How to improve objects detection in a noisy video stream?

Hello All,
I hope you are well. I have a specific use case and would like to get advice on how to solve it with better efficiency and quality.

I know that usually when we prepare a dataset to detect an object in the video, we split the video into separate frames and then label the frames using e.g. bounding boxes. Then during detection, we split the input video and analyze it frame-by-frame (maybe there’s a better approach- please let me know regardless of whether it matches the case below or not).

I believe this frame-by-frame approach will be inefficient for me. There are cases when the video is noisy and people can detect objects only when objects are moving. Just as an example, pls don’t take it literally: a small bird, far (it’s important) in the forest. There are branches, it’s windy so branches are moving, the camera is not 100% stable, etc. We can say with ease when the bird starts to fly but no way to see it when it sits still. The object is far away, thus on the frame the shape of the object is unclear, takes e.g. 5x10 pixels in 800x600 frame, and can be confused with a branch with ease. It is not a motion detection case because branches (clouds, shadows) are moving too.

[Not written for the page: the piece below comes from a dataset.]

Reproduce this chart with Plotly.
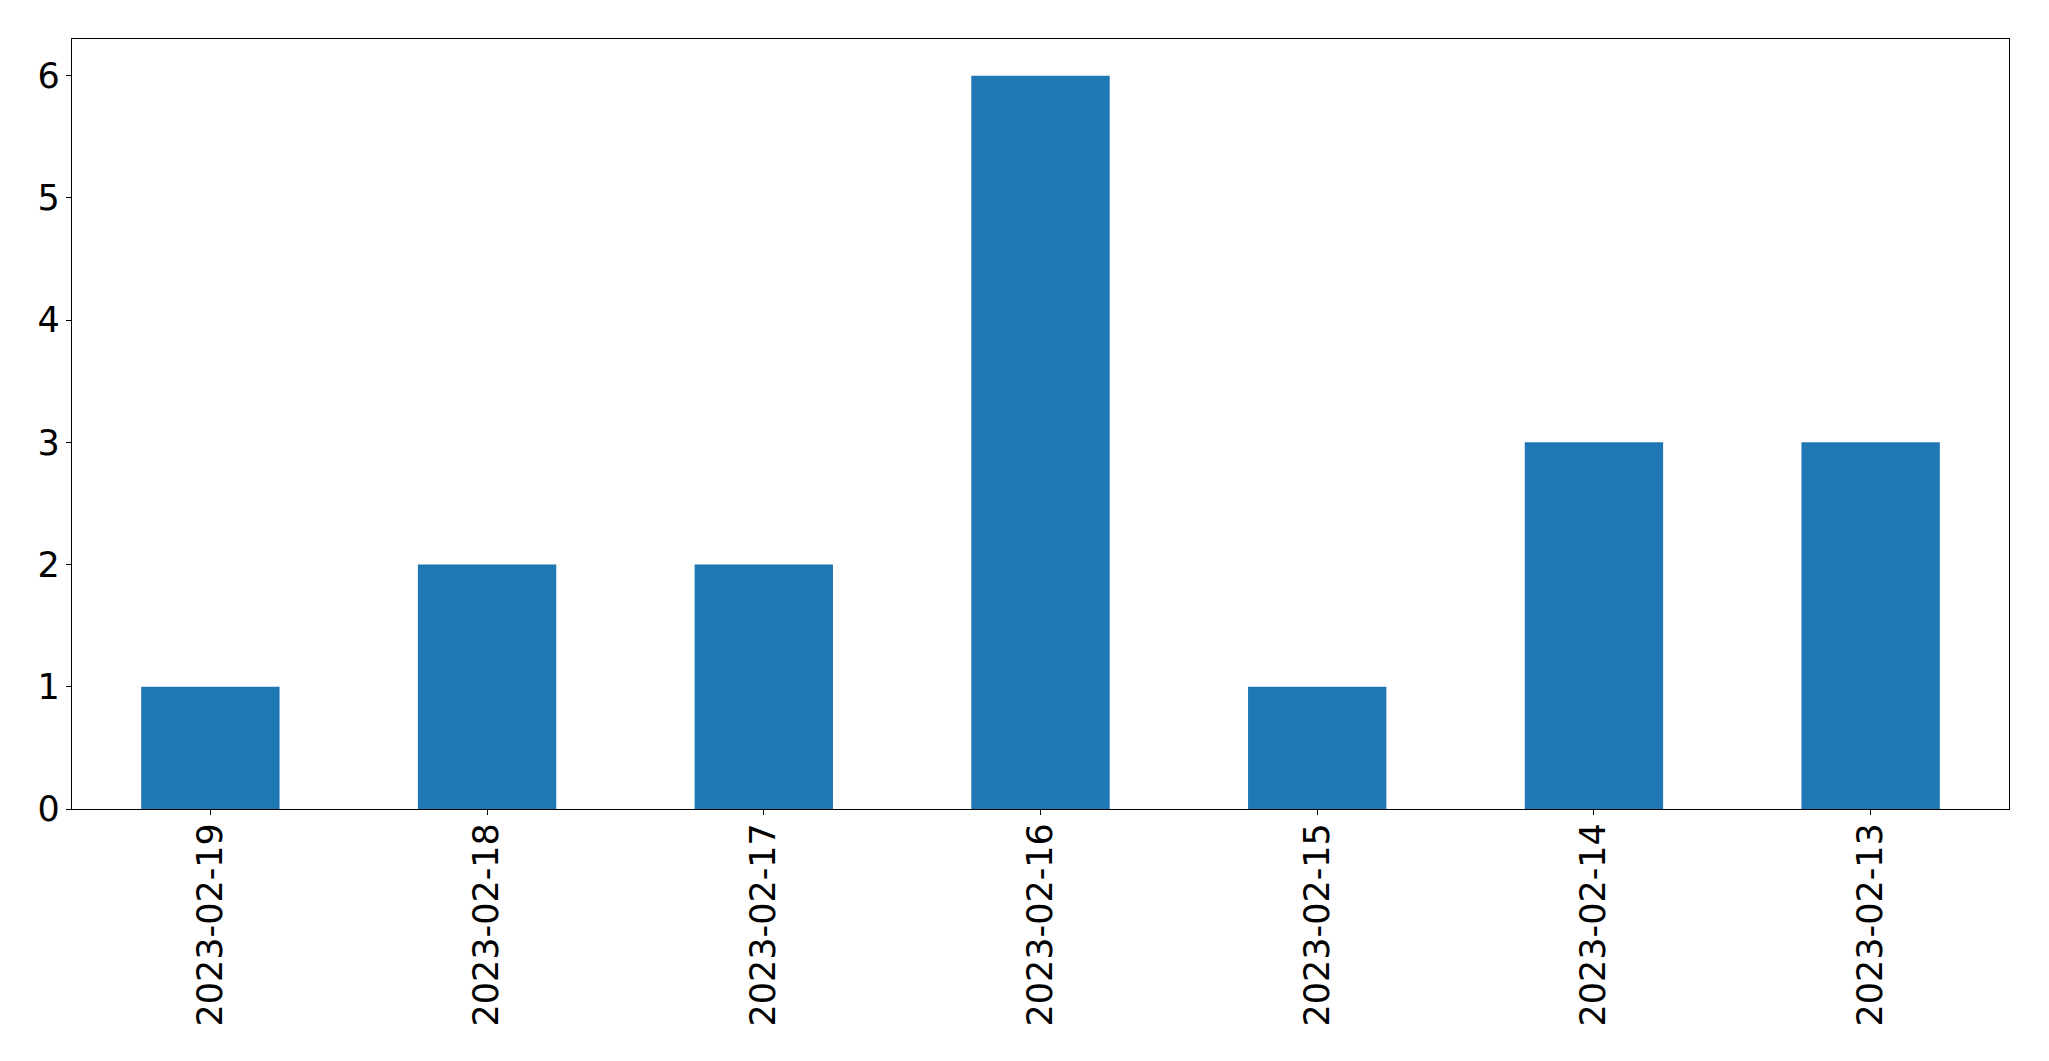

So, how to improve detection here? I thought about checking a sequence of 3 or 5 frames like we check words in a sentence (not 1-by-1 but as a set) but I’m afraid it will be too compute-intensive.

p.s. if it matters - the video is not a file, it is a live stream. Also, I’m not interested in 99.99% of objects that are usually present in ready-to-use base models (furniture, food, road signs etc etc), so most likely I’ll have to build the model from scratch because the variety of the objects I want to detect is relatively small and the detection hardware to run the model should be as cheap as possible (please wish me good luck and suggest a good course for this!).

Just tossing in a few thoughts, this isn’t really my area of expertise.

You really don’t have a choice. A video is always represented as a time-sequence of individual frames. That’s the native data format, you’ll have to deal with it.

It’s still a time-sequence of frames. What the “live stream” does to you is force your solution to keep up in real time. Sometimes this is done via raw computing power - sometimes it’s done by discarding ‘n-1’ of every ‘n’ frames to reduce the data throughput requirements.

Motion detection is often done by simply looking at the changes between frames. So you could pre-process the video so that all of the frames represent only the differences between frames.

You’d need some other process that detects (using a time sequence perhaps) when a previously moving region of the frame buffer has stopped moving.

You might be able to ignore motion that only happens within a small region for for a small duration of time, as a way to cope with branches and wind.

The only course I know of that comes close to this is the YOLO portions of the Deep Learning Specialization - Convolutional Neural Networks (Course 4). The example used there is detecting vehicles in traffic.

1 Like

Did you try using YOLO?
It has a nano version of its model, very light, to work on stream videos.

I’m thinking you can train it with this low-quality images; maybe it will recognize this blurry pictures, because it has been trained on it.